The company’s ongoing turnaround for annual like-for-like sales in the UK and internationally have nudged higher and losses before tax halved.
The retailer’s full-year results show numbers are moving in the right direction: losses have shrunk from £26.1 million to £13.1 million, sales at its UK shops — not including those closed in the year — rose for the first time in five years, and total sales moved 1% higher to £1.2 billion.
Mothercare chief executive, Mark Newton-Jones, described the past year as “extremely busy” following a £100m rights issue, a hostile takeover attempt, a refinancing and a series of store closures.

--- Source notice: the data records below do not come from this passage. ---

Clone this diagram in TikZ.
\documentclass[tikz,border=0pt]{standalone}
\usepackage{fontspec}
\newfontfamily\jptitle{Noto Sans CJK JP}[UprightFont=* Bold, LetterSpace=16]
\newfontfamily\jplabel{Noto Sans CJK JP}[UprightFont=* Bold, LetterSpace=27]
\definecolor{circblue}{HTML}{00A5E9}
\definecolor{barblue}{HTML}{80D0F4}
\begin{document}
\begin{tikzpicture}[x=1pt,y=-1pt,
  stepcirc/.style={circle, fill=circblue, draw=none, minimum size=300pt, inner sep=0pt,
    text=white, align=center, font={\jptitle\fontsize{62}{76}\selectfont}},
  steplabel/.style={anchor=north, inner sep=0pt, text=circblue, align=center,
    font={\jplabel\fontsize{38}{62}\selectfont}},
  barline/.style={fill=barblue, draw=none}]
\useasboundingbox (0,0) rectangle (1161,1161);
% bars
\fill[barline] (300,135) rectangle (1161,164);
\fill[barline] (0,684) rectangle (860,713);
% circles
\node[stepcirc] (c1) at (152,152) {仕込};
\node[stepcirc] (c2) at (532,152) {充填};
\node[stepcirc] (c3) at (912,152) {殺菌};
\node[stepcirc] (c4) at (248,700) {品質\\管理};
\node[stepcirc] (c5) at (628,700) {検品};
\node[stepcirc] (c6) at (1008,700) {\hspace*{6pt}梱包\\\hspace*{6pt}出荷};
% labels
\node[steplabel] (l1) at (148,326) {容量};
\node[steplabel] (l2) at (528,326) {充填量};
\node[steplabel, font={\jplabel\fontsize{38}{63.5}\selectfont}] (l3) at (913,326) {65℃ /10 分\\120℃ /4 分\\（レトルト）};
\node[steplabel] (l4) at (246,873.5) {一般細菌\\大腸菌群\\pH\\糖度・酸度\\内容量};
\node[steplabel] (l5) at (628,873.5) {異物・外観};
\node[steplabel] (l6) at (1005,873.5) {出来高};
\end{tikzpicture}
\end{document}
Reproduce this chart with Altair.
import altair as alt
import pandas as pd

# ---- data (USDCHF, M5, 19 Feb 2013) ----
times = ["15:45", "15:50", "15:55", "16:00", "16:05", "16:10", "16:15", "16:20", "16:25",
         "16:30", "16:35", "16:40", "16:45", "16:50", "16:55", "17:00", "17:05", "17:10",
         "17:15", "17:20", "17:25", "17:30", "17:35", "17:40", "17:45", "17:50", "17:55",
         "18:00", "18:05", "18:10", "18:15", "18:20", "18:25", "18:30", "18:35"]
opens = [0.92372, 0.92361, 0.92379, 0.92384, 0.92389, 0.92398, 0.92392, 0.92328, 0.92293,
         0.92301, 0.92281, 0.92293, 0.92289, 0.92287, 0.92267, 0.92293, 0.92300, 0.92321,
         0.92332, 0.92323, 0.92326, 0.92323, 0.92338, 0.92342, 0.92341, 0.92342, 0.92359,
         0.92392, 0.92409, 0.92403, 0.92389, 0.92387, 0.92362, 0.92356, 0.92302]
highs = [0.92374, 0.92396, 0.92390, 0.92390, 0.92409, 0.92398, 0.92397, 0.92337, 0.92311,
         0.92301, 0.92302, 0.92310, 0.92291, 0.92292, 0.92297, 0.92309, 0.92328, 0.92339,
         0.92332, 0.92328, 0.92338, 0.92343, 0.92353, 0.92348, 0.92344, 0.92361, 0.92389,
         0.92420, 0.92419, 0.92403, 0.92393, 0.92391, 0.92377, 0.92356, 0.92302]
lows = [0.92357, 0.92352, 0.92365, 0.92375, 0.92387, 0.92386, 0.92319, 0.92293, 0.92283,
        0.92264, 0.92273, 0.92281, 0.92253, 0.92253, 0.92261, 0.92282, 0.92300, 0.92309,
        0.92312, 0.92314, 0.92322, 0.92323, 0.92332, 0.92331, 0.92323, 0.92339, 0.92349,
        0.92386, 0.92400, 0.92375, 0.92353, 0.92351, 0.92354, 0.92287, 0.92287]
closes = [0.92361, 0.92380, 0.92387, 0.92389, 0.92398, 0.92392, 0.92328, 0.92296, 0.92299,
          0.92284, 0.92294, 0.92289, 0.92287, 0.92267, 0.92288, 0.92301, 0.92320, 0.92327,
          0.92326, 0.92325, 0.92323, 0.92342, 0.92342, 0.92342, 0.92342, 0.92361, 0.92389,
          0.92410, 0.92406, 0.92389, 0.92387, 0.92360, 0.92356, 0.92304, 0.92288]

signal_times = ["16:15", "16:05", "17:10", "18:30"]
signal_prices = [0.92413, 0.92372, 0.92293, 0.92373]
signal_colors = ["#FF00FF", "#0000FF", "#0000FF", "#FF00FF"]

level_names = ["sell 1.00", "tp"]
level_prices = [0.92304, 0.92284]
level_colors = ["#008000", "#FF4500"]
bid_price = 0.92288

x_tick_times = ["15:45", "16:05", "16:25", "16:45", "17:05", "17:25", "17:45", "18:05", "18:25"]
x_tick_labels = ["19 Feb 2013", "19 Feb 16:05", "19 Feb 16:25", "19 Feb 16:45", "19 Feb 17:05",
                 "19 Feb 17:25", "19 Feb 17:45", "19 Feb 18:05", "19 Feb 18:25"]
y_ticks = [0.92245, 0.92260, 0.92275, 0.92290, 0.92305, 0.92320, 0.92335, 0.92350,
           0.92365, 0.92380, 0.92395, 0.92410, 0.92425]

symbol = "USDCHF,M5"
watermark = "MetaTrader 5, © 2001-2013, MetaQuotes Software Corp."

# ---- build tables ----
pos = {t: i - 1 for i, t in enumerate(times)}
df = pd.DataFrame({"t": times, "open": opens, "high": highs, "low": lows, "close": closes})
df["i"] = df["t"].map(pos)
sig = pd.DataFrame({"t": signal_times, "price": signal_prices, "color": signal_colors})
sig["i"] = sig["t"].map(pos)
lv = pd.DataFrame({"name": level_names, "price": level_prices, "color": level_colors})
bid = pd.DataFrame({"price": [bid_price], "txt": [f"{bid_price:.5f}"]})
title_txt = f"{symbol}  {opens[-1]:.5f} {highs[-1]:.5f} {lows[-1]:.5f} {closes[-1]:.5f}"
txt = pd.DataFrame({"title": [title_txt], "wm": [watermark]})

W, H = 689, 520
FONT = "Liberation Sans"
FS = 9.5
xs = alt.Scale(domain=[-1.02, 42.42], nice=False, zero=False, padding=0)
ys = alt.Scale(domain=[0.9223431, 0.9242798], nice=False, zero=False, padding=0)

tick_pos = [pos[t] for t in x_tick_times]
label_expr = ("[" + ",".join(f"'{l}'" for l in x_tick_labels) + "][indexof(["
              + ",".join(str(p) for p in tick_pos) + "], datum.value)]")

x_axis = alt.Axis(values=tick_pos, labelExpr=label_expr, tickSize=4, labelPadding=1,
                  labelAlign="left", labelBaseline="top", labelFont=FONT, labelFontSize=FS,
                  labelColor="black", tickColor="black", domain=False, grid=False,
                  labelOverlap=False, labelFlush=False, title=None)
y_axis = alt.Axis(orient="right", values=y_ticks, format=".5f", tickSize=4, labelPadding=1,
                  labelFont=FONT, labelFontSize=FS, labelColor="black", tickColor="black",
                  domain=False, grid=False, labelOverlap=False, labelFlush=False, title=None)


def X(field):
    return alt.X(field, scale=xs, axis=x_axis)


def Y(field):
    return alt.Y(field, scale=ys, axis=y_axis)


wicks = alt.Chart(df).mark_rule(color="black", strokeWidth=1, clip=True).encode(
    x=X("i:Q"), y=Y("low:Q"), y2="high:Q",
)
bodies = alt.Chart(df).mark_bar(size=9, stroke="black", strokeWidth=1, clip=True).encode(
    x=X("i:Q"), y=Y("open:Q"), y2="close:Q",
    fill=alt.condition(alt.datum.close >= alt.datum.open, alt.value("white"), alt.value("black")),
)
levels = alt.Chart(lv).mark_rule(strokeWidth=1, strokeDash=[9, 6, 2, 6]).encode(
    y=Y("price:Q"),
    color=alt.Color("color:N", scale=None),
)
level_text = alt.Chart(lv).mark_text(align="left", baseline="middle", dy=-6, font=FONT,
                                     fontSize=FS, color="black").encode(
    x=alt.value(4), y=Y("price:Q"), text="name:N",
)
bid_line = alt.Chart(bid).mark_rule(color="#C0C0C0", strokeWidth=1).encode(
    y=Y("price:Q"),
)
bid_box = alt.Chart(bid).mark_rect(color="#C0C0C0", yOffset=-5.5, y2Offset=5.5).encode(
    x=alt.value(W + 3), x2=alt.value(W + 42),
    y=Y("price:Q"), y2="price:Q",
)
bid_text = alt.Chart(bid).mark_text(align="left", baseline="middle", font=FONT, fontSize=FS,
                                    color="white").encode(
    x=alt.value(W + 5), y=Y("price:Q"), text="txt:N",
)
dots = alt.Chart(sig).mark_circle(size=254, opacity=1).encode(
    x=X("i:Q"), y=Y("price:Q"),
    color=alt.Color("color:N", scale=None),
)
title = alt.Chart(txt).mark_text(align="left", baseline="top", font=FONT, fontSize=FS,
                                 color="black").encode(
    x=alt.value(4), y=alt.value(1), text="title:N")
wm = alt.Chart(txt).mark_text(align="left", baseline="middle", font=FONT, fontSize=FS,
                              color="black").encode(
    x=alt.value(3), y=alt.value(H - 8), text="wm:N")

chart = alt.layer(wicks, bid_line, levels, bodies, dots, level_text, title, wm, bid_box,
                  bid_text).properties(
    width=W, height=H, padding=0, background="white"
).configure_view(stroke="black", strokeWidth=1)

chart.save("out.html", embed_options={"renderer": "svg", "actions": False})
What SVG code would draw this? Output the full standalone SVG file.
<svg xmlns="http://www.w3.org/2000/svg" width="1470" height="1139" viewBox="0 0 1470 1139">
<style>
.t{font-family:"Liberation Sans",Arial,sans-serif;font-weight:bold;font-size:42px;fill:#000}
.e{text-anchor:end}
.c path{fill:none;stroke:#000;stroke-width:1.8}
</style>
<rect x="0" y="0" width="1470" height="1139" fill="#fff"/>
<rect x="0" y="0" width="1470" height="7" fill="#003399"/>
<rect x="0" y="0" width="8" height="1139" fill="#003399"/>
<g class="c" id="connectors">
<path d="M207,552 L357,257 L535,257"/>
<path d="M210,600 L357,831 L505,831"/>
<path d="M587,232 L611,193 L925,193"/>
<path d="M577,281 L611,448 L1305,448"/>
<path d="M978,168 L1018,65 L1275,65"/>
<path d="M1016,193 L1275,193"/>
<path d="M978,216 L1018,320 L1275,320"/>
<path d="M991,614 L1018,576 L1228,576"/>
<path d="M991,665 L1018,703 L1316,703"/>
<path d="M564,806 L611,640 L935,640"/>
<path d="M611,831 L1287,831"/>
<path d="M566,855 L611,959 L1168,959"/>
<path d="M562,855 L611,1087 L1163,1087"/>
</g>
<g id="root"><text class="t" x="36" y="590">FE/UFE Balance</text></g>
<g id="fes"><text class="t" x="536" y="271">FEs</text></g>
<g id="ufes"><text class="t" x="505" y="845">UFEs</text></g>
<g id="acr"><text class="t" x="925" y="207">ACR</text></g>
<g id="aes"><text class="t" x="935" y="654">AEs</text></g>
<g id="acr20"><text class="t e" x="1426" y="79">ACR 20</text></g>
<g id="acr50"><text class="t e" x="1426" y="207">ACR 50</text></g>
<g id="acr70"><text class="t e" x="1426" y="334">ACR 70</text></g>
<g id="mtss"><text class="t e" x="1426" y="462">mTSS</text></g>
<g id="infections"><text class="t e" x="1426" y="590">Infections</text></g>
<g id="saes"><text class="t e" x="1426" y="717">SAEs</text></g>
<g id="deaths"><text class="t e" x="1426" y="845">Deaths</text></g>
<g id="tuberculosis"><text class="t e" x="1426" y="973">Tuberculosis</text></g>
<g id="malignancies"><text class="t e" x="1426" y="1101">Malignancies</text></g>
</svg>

In the year to 28th March 2015, the company posted a pre-tax loss of £13.1m, down from £26.3m a year earlier. At an underlying level, Mothercare made a pre-tax profit of £10.5m but exceptional costs of £25.9m, relating to provisions made for onerous leases and losses on property disposals, pushed it back into the red.
Total group revenues fell from £724.9m in 2014 to £713.9m, but on a like-for-like basis they were 2% up in the UK and 5.6% up internationally.
Mark Newton-Jones said: “We are making good progress against all six pillars of our strategy and we will continue to build from this platform in the year ahead. There is still much to do and trading conditions may remain challenging, but we will stay singularly focused on our vision of being the leading global retailer for parents and young children.”